Um die Unterscheidung zwischen Syntax und Semantik zu betonen sei auf die Frage verwiesen, wie man Unschärfe in Datenbanken hineinbringt. Konkret geht es darum, wie der Unterschied zwischen der Negation und dem Nichtvorhandensein eines Wertes sichtbar gemacht wird. Praktisch könnte diese Unterscheidung bedeuten, dass ich einerseits jemanden habe, der mir widerspricht und andererseits jemanden, mit dem ich gar nicht gesprochen habe. Interessant ist also welche verschiedenen Varianten von Negationen es gibt und wie sich in der Zweiwertigkeit der formalen Logik unterbringen lassen. Historisch hat sich diese Zweiwertigkeit in der logisch-theoretischen Debatte entwickelt, ist also keineswegs „natürlich“. Die Problematik von Syntax vs. Semantik lässt sich auch am Operationsoperator Negation verdeutlichen. Klassisch wird dieser als Nein im Sinne des Gegenteils betrachtet. Eine doppelte Negation wäre demnach wieder eine Zustimmung. Nun kann aber auch eine andere Semantik an den Operator „gehängt“ werden, beispielsweise die intuitionistische Semantik, innerhalb derer die Negation der Negation nicht zurück zur ursprünglichen Aussage führt, sondern zu etwas ganz anderem. Ein Beispiel ist die Aussage „Ja, Ja“ eines/r Zuhörers/in, auf die Ausführungen eines/r Vortragenden hin. Das „Ja, Ja“ ist rein formal eine doppelte Affirmation, meint praktisch jedoch eine Ablehnung bzw. Negation. Für Wittgensteins Hasen-Ente gilt ähnliches, es treten Schichten auf, die durch Negation gekennzeichnet sind. Ein Hase ist nicht eine Ente. Trotzdem schließen sich diese beiden möglichen Ergebnisse meiner visuellen Betrachtung des „Dings/Bildes“ nicht aus. Es gibt also eine Überlagerung unterschiedlicher Muster.

Das Maximum an Erkenntnis

Die Erkenntnis die aus der Überlegung zur Hasen-Ente nun tatsächlich zu gewinnen ist, besagt nicht, dass ich sage „Hase“ oder „Ente“, sondern dass ich es riskieren muss es als eines der beiden zu behaupten um zu erkennen, dass auch eine andere Betrachtung möglich ist. Formaler gesprochen muss ich das Risiko der Formfestlegung übernehmen um die Form dann auch zu relativieren und vielleicht sogar zu brechen.

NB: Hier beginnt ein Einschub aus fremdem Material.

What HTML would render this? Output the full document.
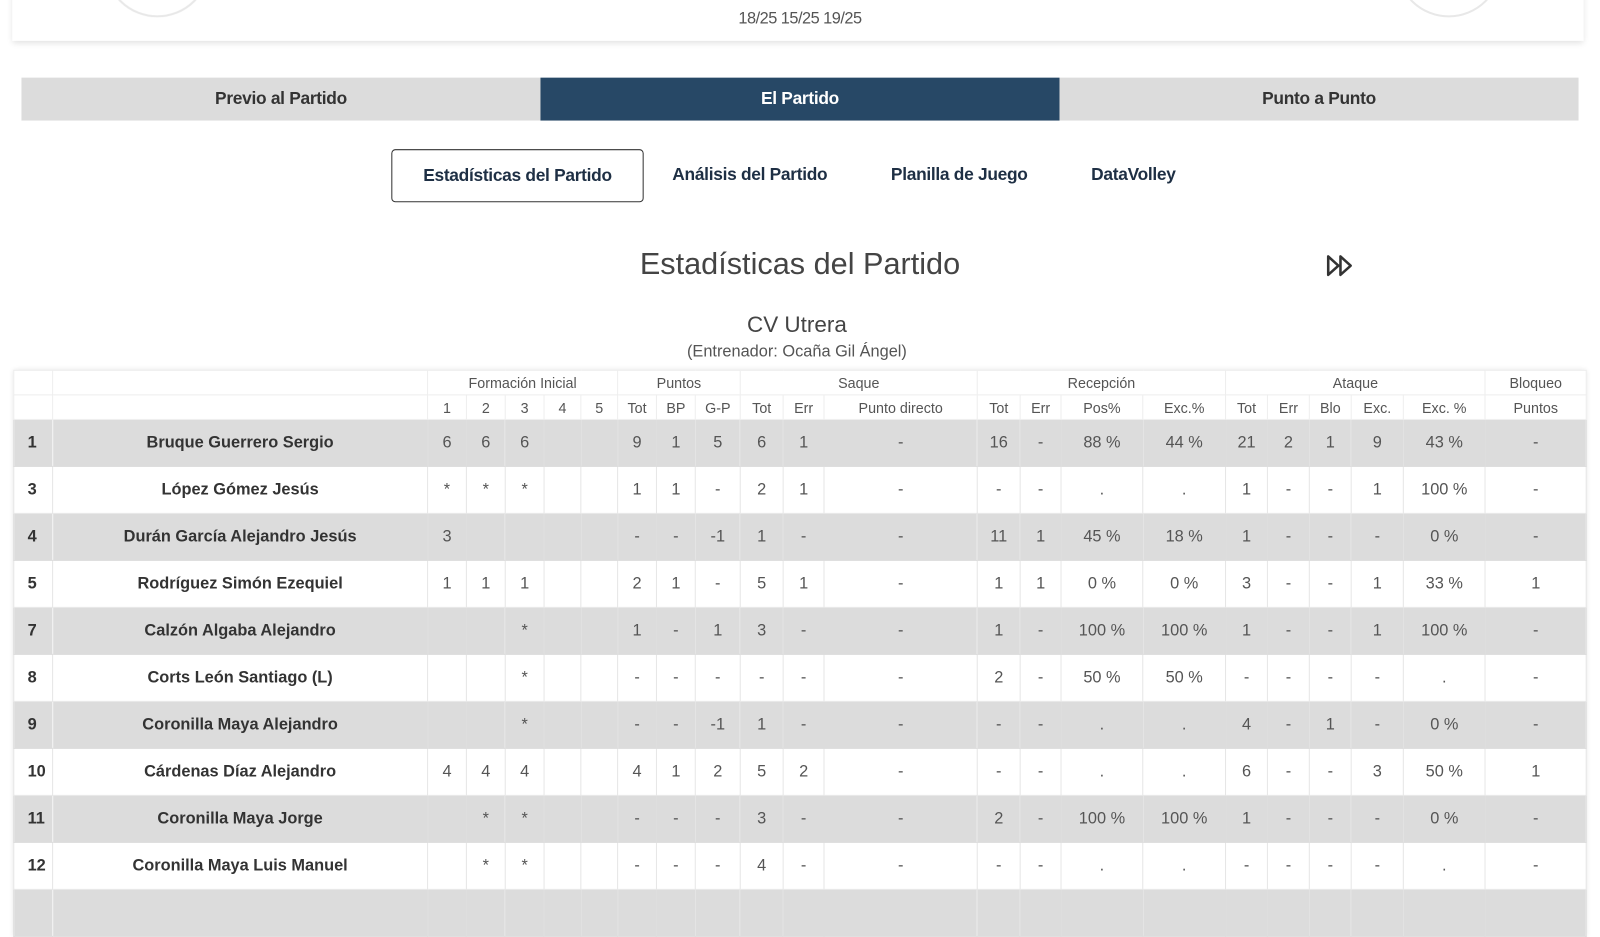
<!DOCTYPE html>
<html><head><meta charset="utf-8">
<style>
body{margin:0;width:1600px;height:900px;overflow:hidden;background:#fff;font-family:"Liberation Sans",sans-serif;position:relative}
#wrap{position:absolute;left:0;top:0;width:1566px;height:881px;transform:scale(1.0217);transform-origin:0 0}
.abs{position:absolute}
.card{left:12px;top:-20px;width:1538px;height:60px;box-shadow:0 2px 6px rgba(0,0,0,.12);background:#fff}
.circ{width:100px;height:100px;border-radius:50%;border:2px solid #e8e8e8;top:-87px;background:#fff}
.score{left:0;width:1566px;top:10px;text-align:center;font-size:16px;color:#555;letter-spacing:-0.5px}
.tabs{left:21px;top:76px;width:1524px;height:42px;display:flex}
.tab{flex:1;background:#dcdcdc;display:flex;align-items:center;justify-content:center;font-weight:bold;font-size:17px;color:#333;letter-spacing:-0.3px}
.tab.act{background:#274866;color:#fff}
.sub{top:146px;height:50px;display:flex;align-items:center;font-size:17px;font-weight:bold;color:#1e2f44;letter-spacing:-0.3px}
.subbtn{left:383px;width:245px;border:1px solid #333;border-radius:4px;justify-content:center}
h1{position:absolute;margin:0;left:0;width:1566px;top:242px;text-align:center;font-weight:normal;font-size:30px;color:#444}
.team{left:0;width:1560px;top:305px;text-align:center;font-size:22px;color:#444}
.coach{left:0;width:1560px;top:336px;text-align:center;font-size:16px;color:#555}
table{position:absolute;left:13px;top:362px;border-collapse:collapse;table-layout:fixed;width:1539px;box-shadow:0 0 5px rgba(0,0,0,.12)}
td{border:1px solid #e6e6e6;text-align:center;color:#555;font-size:16px;padding:0;white-space:nowrap;overflow:hidden}
tr.h td{height:23px;font-size:14px;color:#555;border-color:#eee}
tr.d td{height:45px}
tr.g td{background:#dcdcdc;border-color:#dcdcdc}
tr.g td:first-child{border-right-color:#eee}
td.n{font-weight:bold;color:#333;font-size:16px}
td.num{font-weight:bold;color:#333;text-align:left;padding-left:13px}
</style></head><body>
<div id="wrap">
<div class="abs card"></div>
<div class="abs circ" style="left:102px"></div>
<div class="abs circ" style="left:1366px"></div>
<div class="abs score">18/25 15/25 19/25</div>
<div class="abs tabs">
<div class="tab">Previo al Partido</div>
<div class="tab act">El Partido</div>
<div class="tab">Punto a Punto</div>
</div>
<div class="abs sub subbtn">Estadísticas del Partido</div>
<div class="abs sub" style="left:658px">Análisis del Partido</div>
<div class="abs sub" style="left:872px">Planilla de Juego</div>
<div class="abs sub" style="left:1068px">DataVolley</div>
<h1>Estadísticas del Partido</h1>
<svg class="abs" style="left:1298px;top:249px" width="30" height="22"><path d="M2 2 L12 11 L2 20 Z M14 2 L24 11 L14 20 Z" fill="none" stroke="#333" stroke-width="2.5" stroke-linejoin="round"/></svg>
<div class="abs team">CV Utrera</div>
<div class="abs coach">(Entrenador: Ocaña Gil Ángel)</div>
<table id="t">
<colgroup><col style="width:38px"><col style="width:367px"><col style="width:38px"><col style="width:38px"><col style="width:38px"><col style="width:36px"><col style="width:36px"><col style="width:38px"><col style="width:38px"><col style="width:44px"><col style="width:42px"><col style="width:40px"><col style="width:150px"><col style="width:42px"><col style="width:40px"><col style="width:80px"><col style="width:81px"><col style="width:41px"><col style="width:41px"><col style="width:41px"><col style="width:51px"><col style="width:80px"><col style="width:99px"></colgroup>
<tr class="h"><td></td><td></td><td colspan="5">Formación Inicial</td><td colspan="3">Puntos</td><td colspan="3">Saque</td><td colspan="4">Recepción</td><td colspan="5">Ataque</td><td>Bloqueo</td></tr>
<tr class="h"><td></td><td></td><td>1</td><td>2</td><td>3</td><td>4</td><td>5</td><td>Tot</td><td>BP</td><td>G-P</td><td>Tot</td><td>Err</td><td>Punto directo</td><td>Tot</td><td>Err</td><td>Pos%</td><td>Exc.%</td><td>Tot</td><td>Err</td><td>Blo</td><td>Exc.</td><td>Exc. %</td><td>Puntos</td></tr>
</table>
</div>
<script>
const numbers=["1","3","4","5","7","8","9","10","11","12",""];
const names=["Bruque Guerrero Sergio","López Gómez Jesús","Durán García Alejandro Jesús","Rodríguez Simón Ezequiel","Calzón Algaba Alejandro","Corts León Santiago (L)","Coronilla Maya Alejandro","Cárdenas Díaz Alejandro","Coronilla Maya Jorge","Coronilla Maya Luis Manuel",""];
const formacion=[["6","6","6","",""],["*","*","*","",""],["3","","","",""],["1","1","1","",""],["","","*","",""],["","","*","",""],["","","*","",""],["4","4","4","",""],["","*","*","",""],["","*","*","",""],["","","","",""]];
const puntos=[["9","1","5"],["1","1","-"],["-","-","-1"],["2","1","-"],["1","-","1"],["-","-","-"],["-","-","-1"],["4","1","2"],["-","-","-"],["-","-","-"],["","",""]];
const saque=[["6","1","-"],["2","1","-"],["1","-","-"],["5","1","-"],["3","-","-"],["-","-","-"],["1","-","-"],["5","2","-"],["3","-","-"],["4","-","-"],["","",""]];
const recepcion=[["16","-","88 %","44 %"],["-","-",".","."],["11","1","45 %","18 %"],["1","1","0 %","0 %"],["1","-","100 %","100 %"],["2","-","50 %","50 %"],["-","-",".","."],["-","-",".","."],["2","-","100 %","100 %"],["-","-",".","."],["","","",""]];
const ataque=[["21","2","1","9","43 %"],["1","-","-","1","100 %"],["1","-","-","-","0 %"],["3","-","-","1","33 %"],["1","-","-","1","100 %"],["-","-","-","-","."],["4","-","1","-","0 %"],["6","-","-","3","50 %"],["1","-","-","-","0 %"],["-","-","-","-","."],["","","","",""]];
const bloqueo=["-","-","-","1","-","-","-","1","-","-",""];
const t=document.getElementById('t');
numbers.forEach((n,i)=>{
  const tr=document.createElement('tr');
  tr.className='d'+(i%2===0?' g':'');
  
  
  const vals=[n,names[i]].concat(formacion[i],puntos[i],saque[i],recepcion[i],ataque[i],[bloqueo[i]]);
  vals.forEach((v,j)=>{
    const td=document.createElement('td');
    td.textContent=v;
    if(j===0)td.className='num';
    if(j===1)td.className='n';
    
    
    tr.appendChild(td);
  });
  t.appendChild(tr);
});
</script>
</body></html>
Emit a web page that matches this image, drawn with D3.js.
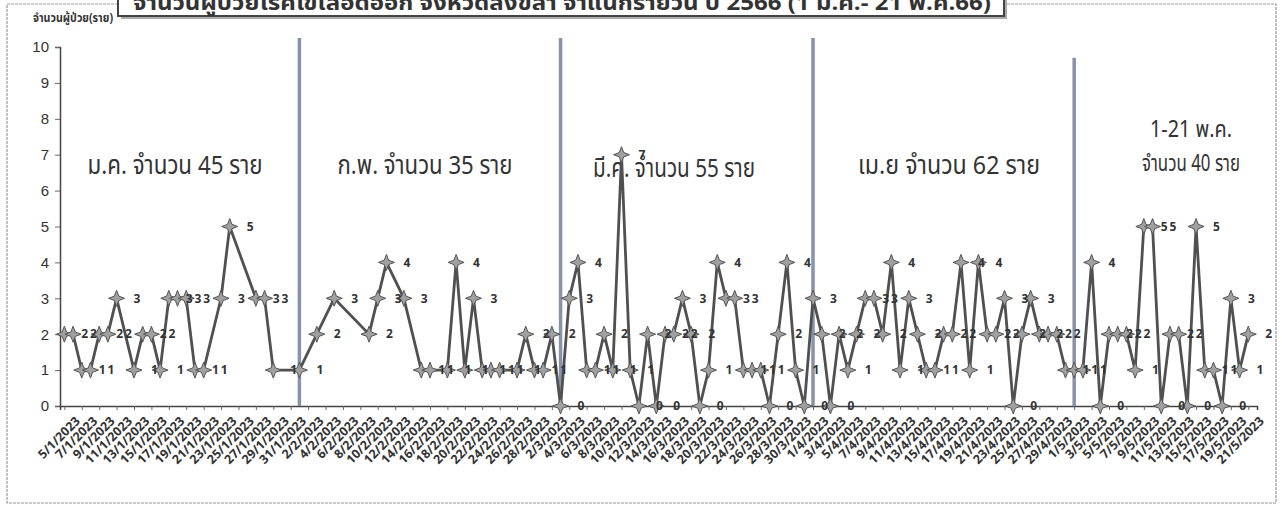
<!DOCTYPE html>
<html>
<head>
<meta charset="utf-8">
<script src="https://cdn.jsdelivr.net/npm/d3@7"></script>
<style>
  body { margin: 0; background: #fff; }
  text { font-family: "Noto Sans Thai", "Tahoma", "DejaVu Sans", sans-serif; fill: #333; }
</style>
</head>
<body>
<svg id="chart" width="1282" height="506"></svg>
<script>
// daily cases (dates as d/m of 2023)
const janDays = [5, 6, 7, 8, 9, 10, 11, 13, 14, 15, 16, 17, 18, 19, 20, 21, 23, 24, 27, 28, 29];
const janCases = [2, 2, 1, 1, 2, 2, 3, 1, 2, 2, 1, 3, 3, 3, 1, 1, 3, 5, 3, 3, 1];
const febDays = [1, 3, 5, 9, 10, 11, 13, 15, 16, 18, 19, 20, 21, 22, 23, 24, 26, 27, 28];
const febCases = [1, 2, 3, 2, 3, 4, 3, 1, 1, 1, 4, 1, 3, 1, 1, 1, 1, 2, 1];
const marCases = [1, 2, 0, 3, 4, 1, 1, 2, 1, 7, 1, 0, 2, 0, 2, 2, 3, 2, 0, 1, 4, 3, 3, 1, 1, 1, 0, 2, 4, 1, 0];
const aprCases = [3, 2, 0, 2, 1, 2, 3, 3, 2, 4, 1, 3, 2, 1, 1, 2, 2, 4, 1, 4, 2, 2, 3, 0, 2, 3, 2, 2, 2, 1];
const mayCases = [1, 1, 4, 0, 2, 2, 2, 1, 5, 5, 0, 2, 2, 0, 5, 1, 1, 0, 3, 1, 2];

const yTicks = [0, 1, 2, 3, 4, 5, 6, 7, 8, 9, 10];
const monthBreaks = ["2023-02-01", "2023-03-03", "2023-04-01", "2023-05-01"];
const monthNotes = [
    ["ม.ค. จำนวน 45 ราย"],
    ["ก.พ. จำนวน 35 ราย"],
    ["มี.ค. จำนวน 55 ราย"],
    ["เม.ย จำนวน 62 ราย"],
    ["1-21 พ.ค.", "จำนวน 40 ราย"]
];
const titleText = "จำนวนผู้ป่วยโรคไข้เลือดออก จังหวัดสงขลา จำแนกรายวัน ปี 2566 (1 ม.ค.- 21 พ.ค.66)";
const yTitle = "จำนวนผู้ป่วย(ราย)";

// build the point list
let points = [];
janDays.forEach((d, i) => points.push({date: new Date(2023, 0, d), value: janCases[i]}));
febDays.forEach((d, i) => points.push({date: new Date(2023, 1, d), value: febCases[i]}));
marCases.forEach((v, i) => points.push({date: new Date(2023, 2, i + 1), value: v}));
aprCases.forEach((v, i) => points.push({date: new Date(2023, 3, i + 1), value: v}));
mayCases.forEach((v, i) => points.push({date: new Date(2023, 4, i + 1), value: v}));

const svg = d3.select("#chart");

const x = d3.scaleTime()
    .domain([new Date(2023, 0, 4, 12), new Date(2023, 4, 22)])
    .range([60, 1257]);
const y = d3.scaleLinear().domain([0, 10]).range([406, 47]);

// outer frame
svg.append("rect")
    .attr("x", 7).attr("y", 4)
    .attr("width", 1269).attr("height", 499)
    .attr("fill", "none")
    .attr("stroke", "#999")
    .attr("stroke-width", 1.2)
    .attr("stroke-dasharray", "3,1");

// title box, cut off at the top
svg.append("rect")
    .attr("x", 121).attr("y", -14)
    .attr("width", 886).attr("height", 33)
    .attr("fill", "#aaa");
svg.append("rect")
    .attr("x", 118).attr("y", -16)
    .attr("width", 886).attr("height", 32)
    .attr("fill", "#fff")
    .attr("stroke", "#444")
    .attr("stroke-width", 2);
svg.append("text")
    .attr("x", 133).attr("y", 10)
    .attr("textLength", 858)
    .attr("lengthAdjust", "spacingAndGlyphs")
    .style("font-size", "21px")
    .style("font-weight", "bold")
    .text(titleText);

// y axis title
svg.append("text")
    .attr("x", 33).attr("y", 22)
    .attr("textLength", 80)
    .attr("lengthAdjust", "spacingAndGlyphs")
    .style("font-size", "12px")
    .style("font-weight", "bold")
    .text(yTitle);

// axes
svg.append("g")
    .attr("transform", "translate(60,0)")
    .call(d3.axisLeft(y).tickValues(yTicks).tickSize(5).tickPadding(6))
    .call(g => g.select(".domain").attr("stroke", "#444").attr("stroke-width", 1.5))
    .call(g => g.selectAll(".tick line").attr("stroke", "#666"))
    .call(g => g.selectAll(".tick text").style("font-size", "15px").style("font-family", "Arial, 'Liberation Sans', sans-serif").attr("fill", "#333"));

const labelDates = d3.timeDay.range(new Date(2023, 0, 5), new Date(2023, 4, 22), 2);
svg.append("g")
    .attr("transform", "translate(0," + y(0) + ")")
    .call(d3.axisBottom(x).tickValues(labelDates).tickSize(4).tickPadding(4)
        .tickFormat(d => d.getDate() + "/" + (d.getMonth() + 1) + "/" + d.getFullYear()))
    .call(g => g.select(".domain").attr("stroke", "#444").attr("stroke-width", 1.5))
    .call(g => g.selectAll(".tick line").attr("stroke", "#666"))
    .call(g => g.selectAll(".tick text")
        .style("font-size", "12.5px")
        .style("font-weight", "bold")
        .attr("fill", "#444")
        .attr("text-anchor", "end")
        .attr("transform", "translate(4,4) rotate(-45)"));

// month separators
svg.selectAll(".sep").data(monthBreaks).enter().append("line")
    .attr("class", "sep")
    .attr("x1", d => x(new Date(d + "T00:00")))
    .attr("x2", d => x(new Date(d + "T00:00")))
    .attr("y1", (d, i) => i === 3 ? y(9.7) : y(10.25))
    .attr("y2", y(0))
    .attr("stroke", "#8793a8")
    .attr("stroke-width", 3.5);

// month notes (condensed to the widths seen in the picture): x centre, y, width, font size
const notePos = [[175, 165, 175, 26], [425, 165, 175, 26], [674, 168, 162, 26], [949, 165, 182, 26],
                 [1191, 129, 82, 23], [1191, 163, 98, 23]];
let k = 0;
monthNotes.forEach(lines => {
    lines.forEach(t => {
        const p = notePos[k++];
        svg.append("text")
            .attr("x", p[0] - p[2] / 2)
            .attr("y", p[1])
            .attr("dy", "0.35em")
            .attr("textLength", p[2])
            .attr("lengthAdjust", "spacingAndGlyphs")
            .style("font-size", p[3] + "px")
            .text(t);
    });
});

// line
svg.append("path")
    .datum(points)
    .attr("fill", "none")
    .attr("stroke", "#505050")
    .attr("stroke-width", 2.8)
    .attr("d", d3.line().x(d => x(d.date)).y(d => y(d.value)));

// markers: 4-point star
const star = "M0,-8 L2.2,-2.2 L8,0 L2.2,2.2 L0,8 L-2.2,2.2 L-8,0 L-2.2,-2.2 Z";
svg.selectAll(".mark").data(points).enter().append("path")
    .attr("class", "mark")
    .attr("transform", d => "translate(" + x(d.date) + "," + y(d.value) + ")")
    .attr("d", star)
    .attr("fill", "#a0a0a0")
    .attr("stroke", "#555")
    .attr("stroke-width", 1);

// value labels
svg.selectAll(".val").data(points).enter().append("text")
    .attr("class", "val")
    .attr("x", d => x(d.date) + 17)
    .attr("y", d => y(d.value))
    .attr("dy", "0.35em")
    .style("font-size", "12px")
    .style("font-weight", "bold")
    .attr("fill", "#444")
    .text(d => d.value);
</script>
</body>
</html>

Frage aus dem Auditorium: Wissenschaft vs. universitäre Bildung

Inwiefern ist Wissenschaft zumindest auf der Universität Basis der universitären Bildung?

Antwort Hrachovec

Die Frage lässt sich übersetzen in: „Brauchen wir Philosophie auf der Universität?“ Der Kontrast zwischen Wissenschaft und universitäre Bildung ist im universitären Mischbetrieb durchaus zu erkennen. Es gibt eine Reihe „handfester“ Wissenschaften und dann die Philosophie, die sich selbst gerne als die Basis des Ganzen sieht, da die universitäre Bildung ja zivilisationsgeschichtlich auf der Philosophie fußt. Worum es demgegenüber in dieser VO ging, ist Neugierde und eine Skepsis bezogen auf die Grundeinstellung der Philosophie („universitäre Bildung hat einen Wert an sich“) aufkommen zu lassen. Darüber hinaus kann – ganz im Sinne der Logik der Tractatus von Wittgenstein – nichts gesagt werden.

Exkurs: Wittgensteins Nachlass

Der gesamte Wittgensteinsche Nachlass ist online verfügbar, in der so genannten Bergen Electronic Edition (BEE). Es handelt sich dabei um 20.000 digitalisierte Seiten.